[DATA SEGMENT]:
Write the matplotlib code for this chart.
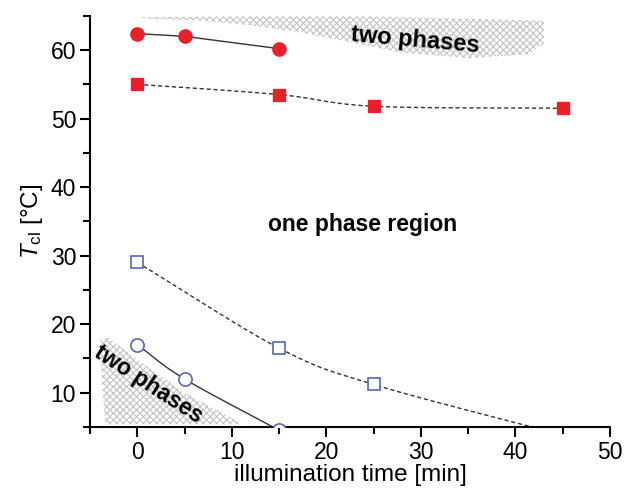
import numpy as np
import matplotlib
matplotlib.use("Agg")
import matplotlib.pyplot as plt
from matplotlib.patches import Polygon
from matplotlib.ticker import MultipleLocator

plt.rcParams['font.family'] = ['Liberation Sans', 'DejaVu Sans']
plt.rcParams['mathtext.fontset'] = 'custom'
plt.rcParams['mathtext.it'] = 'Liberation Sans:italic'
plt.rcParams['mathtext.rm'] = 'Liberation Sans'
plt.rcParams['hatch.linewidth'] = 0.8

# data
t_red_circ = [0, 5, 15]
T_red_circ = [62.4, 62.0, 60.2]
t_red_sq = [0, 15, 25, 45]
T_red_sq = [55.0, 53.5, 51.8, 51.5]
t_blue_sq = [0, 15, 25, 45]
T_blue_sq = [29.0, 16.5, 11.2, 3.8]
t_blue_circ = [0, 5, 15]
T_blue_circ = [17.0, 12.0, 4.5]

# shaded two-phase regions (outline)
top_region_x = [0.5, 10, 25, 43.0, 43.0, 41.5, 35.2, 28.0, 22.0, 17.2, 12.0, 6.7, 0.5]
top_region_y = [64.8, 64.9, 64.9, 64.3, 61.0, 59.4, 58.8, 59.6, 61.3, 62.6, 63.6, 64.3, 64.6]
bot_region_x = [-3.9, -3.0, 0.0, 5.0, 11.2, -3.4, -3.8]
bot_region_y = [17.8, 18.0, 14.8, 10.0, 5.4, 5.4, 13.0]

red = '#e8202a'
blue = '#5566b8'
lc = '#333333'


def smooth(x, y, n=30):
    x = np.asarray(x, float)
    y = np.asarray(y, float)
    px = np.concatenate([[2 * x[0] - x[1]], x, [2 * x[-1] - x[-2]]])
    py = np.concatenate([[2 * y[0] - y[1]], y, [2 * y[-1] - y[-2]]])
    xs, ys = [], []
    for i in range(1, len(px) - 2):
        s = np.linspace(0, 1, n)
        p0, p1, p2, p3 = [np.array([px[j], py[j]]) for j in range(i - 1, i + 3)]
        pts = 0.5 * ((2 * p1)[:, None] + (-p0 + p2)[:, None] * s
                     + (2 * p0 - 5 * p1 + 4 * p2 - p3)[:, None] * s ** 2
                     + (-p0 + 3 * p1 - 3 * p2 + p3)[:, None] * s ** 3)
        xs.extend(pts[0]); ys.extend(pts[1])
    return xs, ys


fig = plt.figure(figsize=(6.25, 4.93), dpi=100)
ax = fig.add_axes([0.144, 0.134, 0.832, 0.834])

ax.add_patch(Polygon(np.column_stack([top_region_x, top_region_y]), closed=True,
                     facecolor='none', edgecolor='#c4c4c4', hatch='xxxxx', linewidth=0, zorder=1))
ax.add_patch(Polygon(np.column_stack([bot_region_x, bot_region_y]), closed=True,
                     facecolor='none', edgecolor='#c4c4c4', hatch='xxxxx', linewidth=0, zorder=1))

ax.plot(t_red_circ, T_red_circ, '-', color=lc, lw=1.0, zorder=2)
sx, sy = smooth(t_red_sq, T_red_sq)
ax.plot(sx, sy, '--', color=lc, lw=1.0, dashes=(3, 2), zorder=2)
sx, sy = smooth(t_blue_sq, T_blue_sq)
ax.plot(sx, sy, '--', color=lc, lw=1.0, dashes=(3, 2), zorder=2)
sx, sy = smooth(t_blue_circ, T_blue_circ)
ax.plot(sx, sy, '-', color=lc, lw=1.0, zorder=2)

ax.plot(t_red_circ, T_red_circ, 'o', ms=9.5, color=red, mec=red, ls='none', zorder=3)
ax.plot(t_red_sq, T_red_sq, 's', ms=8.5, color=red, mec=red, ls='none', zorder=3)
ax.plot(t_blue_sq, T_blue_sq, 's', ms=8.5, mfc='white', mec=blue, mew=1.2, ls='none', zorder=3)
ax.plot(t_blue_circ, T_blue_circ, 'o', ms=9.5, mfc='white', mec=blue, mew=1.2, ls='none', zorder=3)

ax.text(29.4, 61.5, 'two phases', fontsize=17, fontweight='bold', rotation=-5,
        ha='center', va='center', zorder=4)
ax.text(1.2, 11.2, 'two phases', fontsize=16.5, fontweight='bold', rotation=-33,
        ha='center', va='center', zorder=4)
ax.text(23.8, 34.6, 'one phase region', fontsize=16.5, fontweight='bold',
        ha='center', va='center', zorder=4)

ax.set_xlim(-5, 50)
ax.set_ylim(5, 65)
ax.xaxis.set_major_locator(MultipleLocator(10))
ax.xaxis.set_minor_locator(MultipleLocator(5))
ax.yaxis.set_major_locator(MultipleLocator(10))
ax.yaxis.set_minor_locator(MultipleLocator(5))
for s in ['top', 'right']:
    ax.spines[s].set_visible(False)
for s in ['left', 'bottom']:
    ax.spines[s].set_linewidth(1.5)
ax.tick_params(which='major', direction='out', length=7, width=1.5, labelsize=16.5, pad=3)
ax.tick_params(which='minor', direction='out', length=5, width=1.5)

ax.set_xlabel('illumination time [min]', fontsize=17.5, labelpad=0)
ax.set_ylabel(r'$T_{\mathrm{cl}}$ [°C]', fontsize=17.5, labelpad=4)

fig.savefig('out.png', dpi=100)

[SHORT TASK]:
Your task is to restate word for word the lines from the top of the data to the line containing "lc = '#333333'", both ends included, with every picture left out.

[EXERCISE RESULT]:
Write the matplotlib code for this chart.
import numpy as np
import matplotlib
matplotlib.use("Agg")
import matplotlib.pyplot as plt
from matplotlib.patches import Polygon
from matplotlib.ticker import MultipleLocator

plt.rcParams['font.family'] = ['Liberation Sans', 'DejaVu Sans']
plt.rcParams['mathtext.fontset'] = 'custom'
plt.rcParams['mathtext.it'] = 'Liberation Sans:italic'
plt.rcParams['mathtext.rm'] = 'Liberation Sans'
plt.rcParams['hatch.linewidth'] = 0.8

# data
t_red_circ = [0, 5, 15]
T_red_circ = [62.4, 62.0, 60.2]
t_red_sq = [0, 15, 25, 45]
T_red_sq = [55.0, 53.5, 51.8, 51.5]
t_blue_sq = [0, 15, 25, 45]
T_blue_sq = [29.0, 16.5, 11.2, 3.8]
t_blue_circ = [0, 5, 15]
T_blue_circ = [17.0, 12.0, 4.5]

# shaded two-phase regions (outline)
top_region_x = [0.5, 10, 25, 43.0, 43.0, 41.5, 35.2, 28.0, 22.0, 17.2, 12.0, 6.7, 0.5]
top_region_y = [64.8, 64.9, 64.9, 64.3, 61.0, 59.4, 58.8, 59.6, 61.3, 62.6, 63.6, 64.3, 64.6]
bot_region_x = [-3.9, -3.0, 0.0, 5.0, 11.2, -3.4, -3.8]
bot_region_y = [17.8, 18.0, 14.8, 10.0, 5.4, 5.4, 13.0]

red = '#e8202a'
blue = '#5566b8'
lc = '#333333'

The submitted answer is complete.